Let $\{H_i: i \in I\}$ be a collection of Hilbert spaces. We can form the Hilbert space direct sum $$H:= \bigoplus_{i \in I} H_i$$
Question: Is there a "nice" dense subset of $B_0(H)$ (compact operators on the direct sum $H$)? For example, something like the operators $$\left\{\bigoplus_{i \in I} T_i \ \Bigg| \ T_i \in F(H_i), \text{all but finitely many $T_i$ are zero}\right\}$$
where $F(H_i)$ are the finite-rank operators on $H_i$.
Let me begin with a discussion of "operators vs. matrices", striving to make precise statements based on adjoints and compositions of operators, while avoiding the need to make identifications between sets, such as between a factor of a direct sum and its canonical image.

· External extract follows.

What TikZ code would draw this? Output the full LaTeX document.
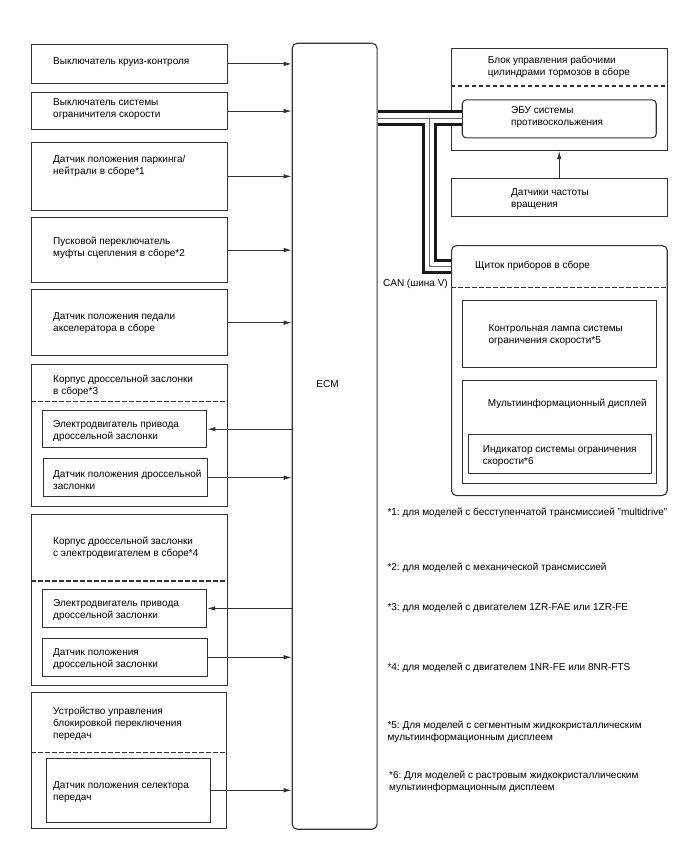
\documentclass[tikz,border=0pt]{standalone}
\usepackage{fontspec}
\setmainfont{Liberation Sans}
\usetikzlibrary{arrows.meta}
\frenchspacing

\begin{document}
\begin{tikzpicture}[x=1pt,y=-1pt,box/.style={draw=black!80,line width=1.1pt,anchor=north west,inner sep=0pt},rbox/.style={box,rounded corners=5pt},lbl/.style={anchor=west,align=left,inner sep=0pt,font=\fontsize{10}{12}\selectfont},sep/.style={draw=black!80,line width=1.1pt,dash pattern=on 4.5pt off 2.5pt},arrow/.style={-{Latex[length=8pt,width=4.5pt]},line width=0.9pt,draw=black!80}]
\useasboundingbox (0,0) rectangle (688,852);
% left column: inputs to ECM
\node[box,minimum width=196pt,minimum height=38.7pt] (cruise) at (31,44) {}; \node[lbl] (tcruise) at (53,62) {Выключатель круиз-контроля};
\node[box,minimum width=196pt,minimum height=37.6pt] (limsw) at (31,91.7) {}; \node[lbl] (tlimsw) at (53,109.5) {Выключатель системы\\ограничителя скорости};
\node[box,minimum width=196pt,minimum height=68.3pt] (pnp) at (31,141.7) {}; \node[lbl] (tpnp) at (53,165.5) {Датчик положения паркинга/\\нейтрали в сборе*1};
\node[box,minimum width=196pt,minimum height=65.6pt] (clutch) at (31,216.7) {}; \node[lbl] (tclutch) at (53,248.3) {Пусковой переключатель\\муфты сцепления в сборе*2};
\node[box,minimum width=196pt,minimum height=65.7pt] (accel) at (31,289.3) {}; \node[lbl] (taccel) at (53,323.5) {Датчик положения педали\\акселератора в сборе};
% throttle body *3
\node[box,minimum width=196pt,minimum height=142pt] (thra) at (31,364) {}; \node[lbl] (tthra) at (53,386) {Корпус дроссельной заслонки\\в сборе*3};
\draw[sep] (31,401.7) -- (227,401.7);
\node[box,minimum width=164.3pt,minimum height=37.3pt] (mota) at (42,410) {}; \node[lbl] (tmota) at (53,431) {Электродвигатель привода\\дроссельной заслонки};
\node[box,minimum width=164pt,minimum height=37.7pt] (tpsa) at (43,458.3) {}; \node[lbl] (ttpsa) at (53,480) {Датчик положения дроссельной\\заслонки};
% throttle body *4
\node[box,minimum width=196pt,minimum height=171.3pt] (thrb) at (31,514) {}; \node[lbl] (tthrb) at (53,548.3) {Корпус дроссельной заслонки\\с электродвигателем в сборе*4};
\draw[sep] (31,581) -- (227,581);
\node[box,minimum width=164pt,minimum height=37.7pt] (motb) at (42,589) {}; \node[lbl] (tmotb) at (53,610) {Электродвигатель привода\\дроссельной заслонки};
\node[box,minimum width=165pt,minimum height=38pt] (tpsb) at (42,637.7) {}; \node[lbl] (ttpsb) at (53,659.2) {Датчик положения\\дроссельной заслонки};
% shift lock
\node[box,minimum width=195pt,minimum height=136.6pt] (shlk) at (31,691.7) {}; \node[lbl] (tshlk) at (53,724.2) {Устройство управления\\блокировкой переключения\\передач};
\draw[sep] (31,752.3) -- (226,752.3);
\node[box,minimum width=164.6pt,minimum height=64pt] (shsel) at (45.7,757.7) {}; \node[lbl] (tshsel) at (53,792.5) {Датчик положения селектора\\передач};
% ECM
\node[rbox,minimum width=84.8pt,minimum height=786pt] (ecm) at (291.7,42.7) {}; \node[lbl,anchor=center] (tecm) at (327.5,384) {ECM};
\foreach \src in {cruise,limsw,pnp,clutch,accel,tpsa,tpsb,shsel} \draw[arrow] (\src.east) -- (ecm.west|-\src.east);
\foreach \dst in {mota,motb} \draw[arrow] (ecm.west|-\dst.east) -- (\dst.east);
% right column
\node[box,minimum width=216pt,minimum height=101.7pt] (brk) at (450.7,48.3) {}; \node[lbl] (tbrk) at (487.7,66.7) {Блок управления рабочими\\цилиндрами тормозов в сборе};
\draw[sep] (450.7,86) -- (666.7,86);
\node[box,rounded corners=4pt,minimum width=194pt,minimum height=38pt] (ecu) at (461.7,99.3) {}; \node[lbl] (tecu) at (511,116.7) {ЭБУ системы\\противоскольжения};
\node[box,minimum width=216pt,minimum height=37.4pt] (spd) at (450.7,178.3) {}; \node[lbl] (tspd) at (511,199.5) {Датчики частоты\\вращения};
\draw[arrow] (spd.north) -- (brk.south);
\node[rbox,minimum width=215.7pt,minimum height=250pt] (clu) at (451,245) {}; \node[lbl] (tclu) at (475,266) {Щиток приборов в сборе};
\draw[sep] (451,287.3) -- (666.7,287.3);
\node[box,minimum width=194pt,minimum height=66.7pt] (lamp) at (461.7,300) {}; \node[lbl] (tlamp) at (488.3,335.5) {Контрольная лампа системы\\ограничения скорости*5};
\node[box,minimum width=194pt,minimum height=102.7pt] (mfd) at (461.7,380) {}; \node[lbl] (tmfd) at (487.7,404.3) {Мультиинформационный дисплей};
\node[box,minimum width=183pt,minimum height=39pt] (ind) at (467.7,434.3) {}; \node[lbl] (tind) at (482.7,456.2) {Индикатор системы ограничения\\скорости*6};
% CAN bus
\coordinate (jn) at (429.5,118); \coordinate (jb) at (429.5,266.5);
\foreach \w/\c in {15.4/black!90,9.4/white,0.7/black!60}{\draw[line width=\w pt,draw=\c] (ecm.east|-jn) -- (ecu.west|-jn); \draw[line width=\w pt,draw=\c] (jn) -- (jb) -- (clu.west|-jb);}
\node[lbl,anchor=east] (can) at (448,284) {CAN (шина V)};
% notes
\node[lbl] (n1) at (387.3,513.3) {*1: для моделей с бесступенчатой трансмиссией "multidrive"};
\node[lbl] (n2) at (387.3,568.3) {*2: для моделей с механической трансмиссией};
\node[lbl] (n3) at (387.3,607.3) {*3: для моделей с двигателем 1ZR-FAE или 1ZR-FE};
\node[lbl] (n4) at (387.3,667.7) {*4: для моделей с двигателем 1NR-FE или 8NR-FTS};
\node[lbl] (n5) at (387.3,732.2) {*5: Для моделей с сегментным жидкокристаллическим\\мультиинформационным дисплеем};
\node[lbl] (n6) at (389,782.3) {*6: Для моделей с растровым жидкокристаллическим\\мультиинформационным дисплеем};
\end{tikzpicture}
\end{document}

Let $\{H_i\}_{ i \in I}$ be a collection of Hilbert spaces and put $$ H:= \bigoplus_{i \in I} H_i. $$ For each $i$, denote by $\iota _i:H_i\to H$ the inclusion map and observe that $\iota _i^*$ is precisely the projection from $H$ onto $H_i$. Incidentally, since $\iota _i$ is an isometry, then $\iota _i^*\iota _i$ is the identity on the domain of $\iota _i$ , while $\iota _i\iota _i^*$ is the orthogonal projection onto $\iota_i (H_i)$, a.k.a. the canonical image of $H_i$ in $H$. See $(\dagger)$ below regarding a subtle conceptual distinction between $\iota _i\iota _i^*$ and $\iota _i^*$.

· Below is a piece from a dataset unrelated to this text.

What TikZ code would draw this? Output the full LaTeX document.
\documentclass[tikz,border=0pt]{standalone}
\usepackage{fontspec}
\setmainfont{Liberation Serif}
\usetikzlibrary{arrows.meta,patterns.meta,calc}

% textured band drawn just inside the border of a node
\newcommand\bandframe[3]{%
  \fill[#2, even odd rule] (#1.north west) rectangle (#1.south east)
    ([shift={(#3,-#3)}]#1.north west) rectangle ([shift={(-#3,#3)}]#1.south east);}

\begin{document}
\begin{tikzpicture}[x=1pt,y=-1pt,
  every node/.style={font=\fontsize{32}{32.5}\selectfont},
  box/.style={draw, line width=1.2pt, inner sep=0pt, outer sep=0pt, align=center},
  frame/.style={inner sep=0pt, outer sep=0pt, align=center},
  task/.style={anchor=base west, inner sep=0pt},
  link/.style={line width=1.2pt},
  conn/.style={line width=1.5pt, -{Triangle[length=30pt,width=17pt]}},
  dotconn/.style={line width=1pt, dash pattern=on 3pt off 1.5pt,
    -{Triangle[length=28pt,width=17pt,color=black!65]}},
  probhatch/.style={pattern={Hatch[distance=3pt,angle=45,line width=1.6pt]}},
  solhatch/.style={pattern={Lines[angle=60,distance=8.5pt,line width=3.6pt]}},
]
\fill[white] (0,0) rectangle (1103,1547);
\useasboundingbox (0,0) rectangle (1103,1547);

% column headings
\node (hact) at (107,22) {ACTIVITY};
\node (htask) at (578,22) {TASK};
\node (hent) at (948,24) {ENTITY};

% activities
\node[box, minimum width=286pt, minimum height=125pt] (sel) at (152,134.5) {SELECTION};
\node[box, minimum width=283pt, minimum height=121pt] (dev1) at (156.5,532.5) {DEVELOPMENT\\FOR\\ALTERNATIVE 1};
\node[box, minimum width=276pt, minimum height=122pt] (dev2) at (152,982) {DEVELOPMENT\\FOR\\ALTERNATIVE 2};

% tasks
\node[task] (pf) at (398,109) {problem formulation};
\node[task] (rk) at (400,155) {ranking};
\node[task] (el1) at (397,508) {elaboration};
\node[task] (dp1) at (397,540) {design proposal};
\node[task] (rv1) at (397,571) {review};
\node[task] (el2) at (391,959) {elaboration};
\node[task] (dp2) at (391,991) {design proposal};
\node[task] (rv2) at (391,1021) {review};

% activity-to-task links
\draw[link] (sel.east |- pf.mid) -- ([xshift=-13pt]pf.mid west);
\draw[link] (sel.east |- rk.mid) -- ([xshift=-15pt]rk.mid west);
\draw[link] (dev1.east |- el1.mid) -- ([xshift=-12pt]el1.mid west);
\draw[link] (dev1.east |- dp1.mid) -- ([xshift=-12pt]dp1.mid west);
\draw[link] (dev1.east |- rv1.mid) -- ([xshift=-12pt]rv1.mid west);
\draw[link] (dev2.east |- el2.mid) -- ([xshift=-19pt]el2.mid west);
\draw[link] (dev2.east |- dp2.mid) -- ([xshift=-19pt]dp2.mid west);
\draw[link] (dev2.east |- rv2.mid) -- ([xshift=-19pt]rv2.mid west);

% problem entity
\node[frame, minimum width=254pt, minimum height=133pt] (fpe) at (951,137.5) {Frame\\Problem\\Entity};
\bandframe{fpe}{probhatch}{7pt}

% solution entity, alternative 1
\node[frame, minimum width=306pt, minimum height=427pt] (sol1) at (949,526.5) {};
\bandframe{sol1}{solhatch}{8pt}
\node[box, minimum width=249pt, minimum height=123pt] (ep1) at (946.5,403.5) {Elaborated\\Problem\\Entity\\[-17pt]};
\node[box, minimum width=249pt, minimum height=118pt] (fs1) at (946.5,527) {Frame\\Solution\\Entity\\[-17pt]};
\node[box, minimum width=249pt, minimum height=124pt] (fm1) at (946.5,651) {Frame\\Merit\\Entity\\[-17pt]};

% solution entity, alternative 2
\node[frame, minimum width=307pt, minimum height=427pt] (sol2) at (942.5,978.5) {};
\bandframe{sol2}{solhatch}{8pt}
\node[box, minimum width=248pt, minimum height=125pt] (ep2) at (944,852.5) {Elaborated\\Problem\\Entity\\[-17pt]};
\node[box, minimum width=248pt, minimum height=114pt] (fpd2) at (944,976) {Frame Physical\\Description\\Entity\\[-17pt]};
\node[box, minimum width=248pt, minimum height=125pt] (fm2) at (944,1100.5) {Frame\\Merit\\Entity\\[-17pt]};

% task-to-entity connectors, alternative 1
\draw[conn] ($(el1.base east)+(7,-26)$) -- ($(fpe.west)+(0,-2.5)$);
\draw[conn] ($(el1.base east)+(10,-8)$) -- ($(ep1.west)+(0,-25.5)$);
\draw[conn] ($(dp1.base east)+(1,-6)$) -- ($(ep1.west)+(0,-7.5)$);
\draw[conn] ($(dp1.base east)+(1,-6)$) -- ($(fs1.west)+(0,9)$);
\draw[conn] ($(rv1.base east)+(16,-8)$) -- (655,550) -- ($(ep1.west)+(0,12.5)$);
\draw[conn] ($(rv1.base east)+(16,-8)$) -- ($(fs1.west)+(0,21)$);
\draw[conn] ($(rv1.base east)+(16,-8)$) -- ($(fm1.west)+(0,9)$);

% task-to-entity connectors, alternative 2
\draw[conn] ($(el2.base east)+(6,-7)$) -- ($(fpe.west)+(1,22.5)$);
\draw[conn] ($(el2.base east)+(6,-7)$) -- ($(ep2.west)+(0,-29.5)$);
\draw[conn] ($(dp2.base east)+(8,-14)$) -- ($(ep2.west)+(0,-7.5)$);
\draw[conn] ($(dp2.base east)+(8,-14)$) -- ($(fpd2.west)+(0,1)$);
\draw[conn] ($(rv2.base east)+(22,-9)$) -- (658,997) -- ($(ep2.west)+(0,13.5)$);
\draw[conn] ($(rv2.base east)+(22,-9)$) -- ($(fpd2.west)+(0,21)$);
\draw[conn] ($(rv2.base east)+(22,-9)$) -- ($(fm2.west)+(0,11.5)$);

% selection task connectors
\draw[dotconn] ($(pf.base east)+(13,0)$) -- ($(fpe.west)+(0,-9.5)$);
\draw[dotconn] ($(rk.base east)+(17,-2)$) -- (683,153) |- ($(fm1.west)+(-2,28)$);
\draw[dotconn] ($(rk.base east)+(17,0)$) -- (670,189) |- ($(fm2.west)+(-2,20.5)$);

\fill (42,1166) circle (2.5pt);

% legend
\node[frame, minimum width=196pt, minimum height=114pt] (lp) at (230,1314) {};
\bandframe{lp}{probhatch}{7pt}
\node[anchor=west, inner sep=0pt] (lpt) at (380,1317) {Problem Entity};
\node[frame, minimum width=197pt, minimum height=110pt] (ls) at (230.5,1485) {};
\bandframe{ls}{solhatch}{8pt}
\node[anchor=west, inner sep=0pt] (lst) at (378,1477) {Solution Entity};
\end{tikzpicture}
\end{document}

Given any bounded linear operator $T\in B(H)$, put $$ T_{i,j}=\iota _i^*T\iota _j, \quad \forall i,j\in I, $$ so that each $T_{i,j}\in B(H_j,H_i)$. The "matrix" $(T_{i,j})_{i,j}$ may then be seen as the matrix of $T$ relative to the above decomposition of $H$, and it can be used to recover $T$ in the following way: given any vector $\xi \in H$, write $\xi =(\xi _i)_{i\in I}$, so that each $\xi _i=\iota _i^*\xi $. Noticing that $\xi =\sum_{j\in I} \iota _j\xi _j$, one then has for every $i$ that $$ \iota _i^*T\xi = \sum_{j\in I} \iota _i^*T\iota _j\xi _j, $$ so, writing $T(\xi )=(\eta _i)_{i\in I}$, we see that the $i^{th}$ component $\eta _i$ of $T(\xi )$ may be computed in the familiar way as $$ \eta _i=\sum_{j\in I} T_{i, j}\xi _j. $$
Conversely, if $(T_{i,j})_{i,j}$ is any given matrix, with $T_{i,j}\in B(H_j,H_i)$, assume that $(T_{i,j})_{i,j}$ has finitely many nonzero entries. One can then define a bounded operator $T$ on $H$ by $$ T = \sum_{i, j} \iota _iT_{i,j}\iota^* _j, \tag 1 $$ and it is easy to see that the matrix of $T$ coincides with the originally given matrix. In case one moreover has that each $T_{i,j}$ lies in the set $K(H_j,H_i)$ of compact operators, then $T$ is clearly compact. If instead each $T_{i,j}$ lies in the set $F(H_j,H_i)$ of finite rank operators, then $T$ has finite rank.
Directly addressing the question posed by the OP, the set formed by all operators built as in (1), from finitely supported matrices $(T_{i,j})_{i,j}$, with each $T_{i,j}\in F(H_j,H_i)$, is a dense subspace of $K(H)$. The proof may be easily done by observing that the identity operator $1_H$ may be writen as $$ 1_H = \sum_i \iota _i\iota _i^*, $$ with convergence in the strong operator topology, and moreover noticing that left- or right-multiplication by compact operators turns strong convergence into norm convergence.
$(\dagger)$ There is a subtle conceptual distinction between $\iota _i\iota _i^*$ and $\iota _i^*$ in the sense that both project onto $H_i$, but the former has $H$ for co-domain while the latter's co-domain is $H_i$. Co-domains are often irrelevant in Math, but since the co-domain of an operator becomes the domain of its adjoint, it is sometimes important to pay attention to co-domains too! In this note all compositions $TS$ of operators are such that the domain of $T$ is equal to the co-domain of $S$, even though for $TS$ to make sense, it is enough for the domain of $T$ to contain the range of $S$.